§ **What you need to do**
Reproduce the lines of the material exactly, excluding every image.

§ **Dataset content**
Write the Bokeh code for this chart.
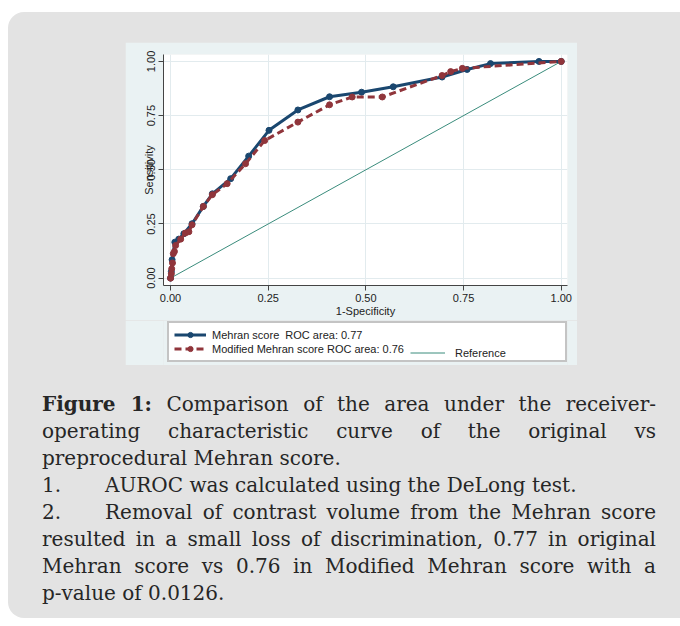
from bokeh.plotting import figure
from bokeh.models import Div, Legend, LegendItem, FixedTicker
from bokeh.layouts import column
from bokeh.embed import file_html
from bokeh.resources import INLINE

# ---------------- data ----------------
mehran_fpr = [0.0, 0.002, 0.004, 0.011, 0.021, 0.034, 0.055, 0.084, 0.107, 0.154, 0.200,
              0.252, 0.326, 0.407, 0.489, 0.570, 0.695, 0.759, 0.819, 0.943, 1.0]
mehran_tpr = [0.0, 0.030, 0.085, 0.166, 0.180, 0.205, 0.251, 0.331, 0.389, 0.459, 0.563,
              0.682, 0.776, 0.837, 0.858, 0.883, 0.928, 0.963, 0.990, 1.0, 1.0]
modified_fpr = [0.0, 0.002, 0.003, 0.005, 0.007, 0.010, 0.013, 0.026, 0.038, 0.047, 0.055,
                0.084, 0.107, 0.145, 0.192, 0.241, 0.326, 0.407, 0.465, 0.542, 0.695,
                0.717, 0.747, 1.0]
modified_tpr = [0.0, 0.020, 0.043, 0.070, 0.113, 0.123, 0.151, 0.180, 0.208, 0.214, 0.246,
                0.331, 0.385, 0.436, 0.528, 0.635, 0.720, 0.800, 0.836, 0.836, 0.935,
                0.953, 0.968, 1.0]
reference_fpr = [0.0, 1.0]
reference_tpr = [0.0, 1.0]

tick_values = [0.0, 0.25, 0.5, 0.75, 1.0]
tick_labels = ["0.00", "0.25", "0.50", "0.75", "1.00"]
series_labels = ["Mehran score  ROC area: 0.77",
                 "Modified Mehran score ROC area: 0.76",
                 "Reference"]
x_title = "1-Specificity"
y_title = "Sensitivity"

caption_title = "Figure 1:"
caption_lines = [
    ("j", "Comparison of the area under the receiver-"),
    ("j", "operating characteristic curve of the original vs"),
    ("l", "preprocedural Mehran score."),
    ("n1", "AUROC was calculated using the DeLong test."),
    ("n2", "Removal of contrast volume from the Mehran score"),
    ("j", "resulted in a small loss of discrimination, 0.77 in original"),
    ("j", "Mehran score vs 0.76 in Modified Mehran score with a"),
    ("l", "p-value of 0.0126."),
]

# ---------------- colours ----------------
NAVY = "#1a476f"
MAROON = "#90353b"
TEAL = "#3a8c7c"
GRAPH_BG = "#eaf2f3"
GRID = "#e2ebee"
BOX_GRAY = "#e3e3e3"
TXT = "#222222"
FONT = "Liberation Sans"

# ---------------- ROC plot ----------------
p = figure(width=452, height=278,
           x_range=(-0.018, 1.016), y_range=(-0.034, 1.032),
           output_backend="svg", toolbar_location=None,
           min_border_left=38, min_border_right=10, min_border_top=12, min_border_bottom=35,
           background_fill_color="white", border_fill_color=GRAPH_BG,
           outline_line_color=None)
p.margin = (30, 0, 0, 117)

for ax in (p.xaxis[0], p.yaxis[0]):
    ax.ticker = FixedTicker(ticks=tick_values)
    ax.major_label_overrides = {v: l for v, l in zip(tick_values, tick_labels)}
    ax.major_tick_out = 5
    ax.major_tick_in = 0
    ax.minor_tick_out = 0
    ax.minor_tick_in = 0
    ax.axis_line_color = "#444444"
    ax.major_tick_line_color = "#444444"
    ax.major_label_text_font = FONT
    ax.major_label_text_font_size = "11px"
    ax.major_label_text_color = TXT
    ax.major_label_standoff = 3
    ax.axis_label_text_font = FONT
    ax.axis_label_text_font_size = "11px"
    ax.axis_label_text_font_style = "normal"
    ax.axis_label_text_color = TXT

p.xaxis[0].axis_label = x_title
p.xaxis[0].axis_label_standoff = 0
p.yaxis[0].axis_label = y_title
p.yaxis[0].axis_label_standoff = -10
p.yaxis[0].major_label_orientation = "vertical"

p.xgrid.ticker = FixedTicker(ticks=tick_values)
p.ygrid.ticker = FixedTicker(ticks=tick_values)
p.xgrid.grid_line_color = GRID
p.ygrid.grid_line_color = GRID

p.line(reference_fpr, reference_tpr, line_color=TEAL, line_width=1)
p.line(mehran_fpr, mehran_tpr, line_color=NAVY, line_width=3)
p.scatter(mehran_fpr, mehran_tpr, size=6, fill_color=NAVY, line_color=NAVY)
p.line(modified_fpr, modified_tpr, line_color=MAROON, line_width=3, line_dash="7 4")
p.scatter(modified_fpr, modified_tpr, size=6, fill_color=MAROON, line_color=MAROON)

# ---------------- legend strip (same graph region; frame aligned with the plot) ----------------
q = figure(width=452, height=45, x_range=(0, 1), y_range=(0, 1),
           output_backend="svg", toolbar_location=None,
           min_border=0, min_border_left=0, min_border_right=0,
           min_border_top=0, min_border_bottom=0,
           background_fill_color=GRAPH_BG, border_fill_color=GRAPH_BG,
           outline_line_color=None)
q.margin = (0, 0, 0, 117)
q.axis.visible = False
q.grid.visible = False

# key glyphs only (data kept outside the visible range)
off = [-5.0, -4.0]
k_ref = q.line(off, off, line_color=TEAL, line_width=1)
k_l1 = q.line(off, off, line_color=NAVY, line_width=3)
k_s1 = q.scatter(off, off, size=6, fill_color=NAVY, line_color=NAVY)
k_l2 = q.line(off, off, line_color=MAROON, line_width=3, line_dash="7 4")
k_s2 = q.scatter(off, off, size=6, fill_color=MAROON, line_color=MAROON)

leg1 = Legend(items=[LegendItem(label=series_labels[0], renderers=[k_l1, k_s1], index=0),
                     LegendItem(label=series_labels[1], renderers=[k_l2, k_s2], index=0)],
              location=(4, 3), orientation="vertical",
              border_line_color="#8a8a8a", border_line_width=2,
              background_fill_color="white", background_fill_alpha=1,
              label_text_font=FONT, label_text_font_size="11px", label_text_color=TXT,
              glyph_width=32, glyph_height=13, label_height=13, label_width=348,
              label_standoff=6, spacing=1, padding=5, margin=0)
q.add_layout(leg1)

leg2 = Legend(items=[LegendItem(label=series_labels[2], renderers=[k_ref], index=0)],
              location=(247, 6), orientation="vertical",
              border_line_color=None, background_fill_alpha=0,
              label_text_font=FONT, label_text_font_size="11px", label_text_color=TXT,
              glyph_width=35, glyph_height=13, label_height=13,
              label_standoff=10, spacing=0, padding=0, margin=0)
q.add_layout(leg2)

# ---------------- caption ----------------
rows = []
first = True
for kind, txt in caption_lines:
    body = txt
    if first:
        body = "<b>" + caption_title + "</b> " + txt
        first = False
    style = "text-align:left;"
    if kind in ("j", "n2"):
        style = "text-align:justify;text-align-last:justify;"
    if kind in ("n1", "n2"):
        num = "1." if kind == "n1" else "2."
        body = '<span style="display:inline-block;width:63px;">' + num + "</span>" + body
    rows.append('<div style="' + style + 'white-space:nowrap;">' + body + "</div>")

html = ('<div style="font-family:\'DejaVu Serif\';font-size:20px;line-height:27px;'
        'color:#262626;width:614px;">' + "".join(rows) + "</div>")
cap = Div(text=html, width=614, height=216, margin=(26, 0, 0, 34))

layout = column(p, q, cap, width=672, height=606, margin=(12, 0, 0, 8),
                styles={"background-color": BOX_GRAY, "border-radius": "16px 0 0 16px"})

open("out.html", "w").write(file_html(layout, INLINE))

§ **Exercise output**
Write the Bokeh code for this chart.
from bokeh.plotting import figure
from bokeh.models import Div, Legend, LegendItem, FixedTicker
from bokeh.layouts import column
from bokeh.embed import file_html
from bokeh.resources import INLINE

# ---------------- data ----------------
mehran_fpr = [0.0, 0.002, 0.004, 0.011, 0.021, 0.034, 0.055, 0.084, 0.107, 0.154, 0.200,
              0.252, 0.326, 0.407, 0.489, 0.570, 0.695, 0.759, 0.819, 0.943, 1.0]
mehran_tpr = [0.0, 0.030, 0.085, 0.166, 0.180, 0.205, 0.251, 0.331, 0.389, 0.459, 0.563,
              0.682, 0.776, 0.837, 0.858, 0.883, 0.928, 0.963, 0.990, 1.0, 1.0]
modified_fpr = [0.0, 0.002, 0.003, 0.005, 0.007, 0.010, 0.013, 0.026, 0.038, 0.047, 0.055,
                0.084, 0.107, 0.145, 0.192, 0.241, 0.326, 0.407, 0.465, 0.542, 0.695,
                0.717, 0.747, 1.0]
modified_tpr = [0.0, 0.020, 0.043, 0.070, 0.113, 0.123, 0.151, 0.180, 0.208, 0.214, 0.246,
                0.331, 0.385, 0.436, 0.528, 0.635, 0.720, 0.800, 0.836, 0.836, 0.935,
                0.953, 0.968, 1.0]
reference_fpr = [0.0, 1.0]
reference_tpr = [0.0, 1.0]

tick_values = [0.0, 0.25, 0.5, 0.75, 1.0]
tick_labels = ["0.00", "0.25", "0.50", "0.75", "1.00"]
series_labels = ["Mehran score  ROC area: 0.77",
                 "Modified Mehran score ROC area: 0.76",
                 "Reference"]
x_title = "1-Specificity"
y_title = "Sensitivity"

caption_title = "Figure 1:"
caption_lines = [
    ("j", "Comparison of the area under the receiver-"),
    ("j", "operating characteristic curve of the original vs"),
    ("l", "preprocedural Mehran score."),
    ("n1", "AUROC was calculated using the DeLong test."),
    ("n2", "Removal of contrast volume from the Mehran score"),
    ("j", "resulted in a small loss of discrimination, 0.77 in original"),
    ("j", "Mehran score vs 0.76 in Modified Mehran score with a"),
    ("l", "p-value of 0.0126."),
]

# ---------------- colours ----------------
NAVY = "#1a476f"
MAROON = "#90353b"
TEAL = "#3a8c7c"
GRAPH_BG = "#eaf2f3"
GRID = "#e2ebee"
BOX_GRAY = "#e3e3e3"
TXT = "#222222"
FONT = "Liberation Sans"

# ---------------- ROC plot ----------------
p = figure(width=452, height=278,
           x_range=(-0.018, 1.016), y_range=(-0.034, 1.032),
           output_backend="svg", toolbar_location=None,
           min_border_left=38, min_border_right=10, min_border_top=12, min_border_bottom=35,
           background_fill_color="white", border_fill_color=GRAPH_BG,
           outline_line_color=None)
p.margin = (30, 0, 0, 117)

for ax in (p.xaxis[0], p.yaxis[0]):
    ax.ticker = FixedTicker(ticks=tick_values)
    ax.major_label_overrides = {v: l for v, l in zip(tick_values, tick_labels)}
    ax.major_tick_out = 5
    ax.major_tick_in = 0
    ax.minor_tick_out = 0
    ax.minor_tick_in = 0
    ax.axis_line_color = "#444444"
    ax.major_tick_line_color = "#444444"
    ax.major_label_text_font = FONT
    ax.major_label_text_font_size = "11px"
    ax.major_label_text_color = TXT
    ax.major_label_standoff = 3
    ax.axis_label_text_font = FONT
    ax.axis_label_text_font_size = "11px"
    ax.axis_label_text_font_style = "normal"
    ax.axis_label_text_color = TXT

p.xaxis[0].axis_label = x_title
p.xaxis[0].axis_label_standoff = 0
p.yaxis[0].axis_label = y_title
p.yaxis[0].axis_label_standoff = -10
p.yaxis[0].major_label_orientation = "vertical"

p.xgrid.ticker = FixedTicker(ticks=tick_values)
p.ygrid.ticker = FixedTicker(ticks=tick_values)
p.xgrid.grid_line_color = GRID
p.ygrid.grid_line_color = GRID

p.line(reference_fpr, reference_tpr, line_color=TEAL, line_width=1)
p.line(mehran_fpr, mehran_tpr, line_color=NAVY, line_width=3)
p.scatter(mehran_fpr, mehran_tpr, size=6, fill_color=NAVY, line_color=NAVY)
p.line(modified_fpr, modified_tpr, line_color=MAROON, line_width=3, line_dash="7 4")
p.scatter(modified_fpr, modified_tpr, size=6, fill_color=MAROON, line_color=MAROON)

# ---------------- legend strip (same graph region; frame aligned with the plot) ----------------
q = figure(width=452, height=45, x_range=(0, 1), y_range=(0, 1),
           output_backend="svg", toolbar_location=None,
           min_border=0, min_border_left=0, min_border_right=0,
           min_border_top=0, min_border_bottom=0,
           background_fill_color=GRAPH_BG, border_fill_color=GRAPH_BG,
           outline_line_color=None)
q.margin = (0, 0, 0, 117)
q.axis.visible = False
q.grid.visible = False

# key glyphs only (data kept outside the visible range)
off = [-5.0, -4.0]
k_ref = q.line(off, off, line_color=TEAL, line_width=1)
k_l1 = q.line(off, off, line_color=NAVY, line_width=3)
k_s1 = q.scatter(off, off, size=6, fill_color=NAVY, line_color=NAVY)
k_l2 = q.line(off, off, line_color=MAROON, line_width=3, line_dash="7 4")
k_s2 = q.scatter(off, off, size=6, fill_color=MAROON, line_color=MAROON)

leg1 = Legend(items=[LegendItem(label=series_labels[0], renderers=[k_l1, k_s1], index=0),
                     LegendItem(label=series_labels[1], renderers=[k_l2, k_s2], index=0)],
              location=(4, 3), orientation="vertical",
              border_line_color="#8a8a8a", border_line_width=2,
              background_fill_color="white", background_fill_alpha=1,
              label_text_font=FONT, label_text_font_size="11px", label_text_color=TXT,
              glyph_width=32, glyph_height=13, label_height=13, label_width=348,
              label_standoff=6, spacing=1, padding=5, margin=0)
q.add_layout(leg1)

leg2 = Legend(items=[LegendItem(label=series_labels[2], renderers=[k_ref], index=0)],
              location=(247, 6), orientation="vertical",
              border_line_color=None, background_fill_alpha=0,
              label_text_font=FONT, label_text_font_size="11px", label_text_color=TXT,
              glyph_width=35, glyph_height=13, label_height=13,
              label_standoff=10, spacing=0, padding=0, margin=0)
q.add_layout(leg2)

# ---------------- caption ----------------
rows = []
first = True
for kind, txt in caption_lines:
    body = txt
    if first:
        body = "<b>" + caption_title + "</b> " + txt
        first = False
    style = "text-align:left;"
    if kind in ("j", "n2"):
        style = "text-align:justify;text-align-last:justify;"
    if kind in ("n1", "n2"):
        num = "1." if kind == "n1" else "2."
        body = '<span style="display:inline-block;width:63px;">' + num + "</span>" + body
    rows.append('<div style="' + style + 'white-space:nowrap;">' + body + "</div>")

html = ('<div style="font-family:\'DejaVu Serif\';font-size:20px;line-height:27px;'
        'color:#262626;width:614px;">' + "".join(rows) + "</div>")
cap = Div(text=html, width=614, height=216, margin=(26, 0, 0, 34))

layout = column(p, q, cap, width=672, height=606, margin=(12, 0, 0, 8),
                styles={"background-color": BOX_GRAY, "border-radius": "16px 0 0 16px"})

open("out.html", "w").write(file_html(layout, INLINE))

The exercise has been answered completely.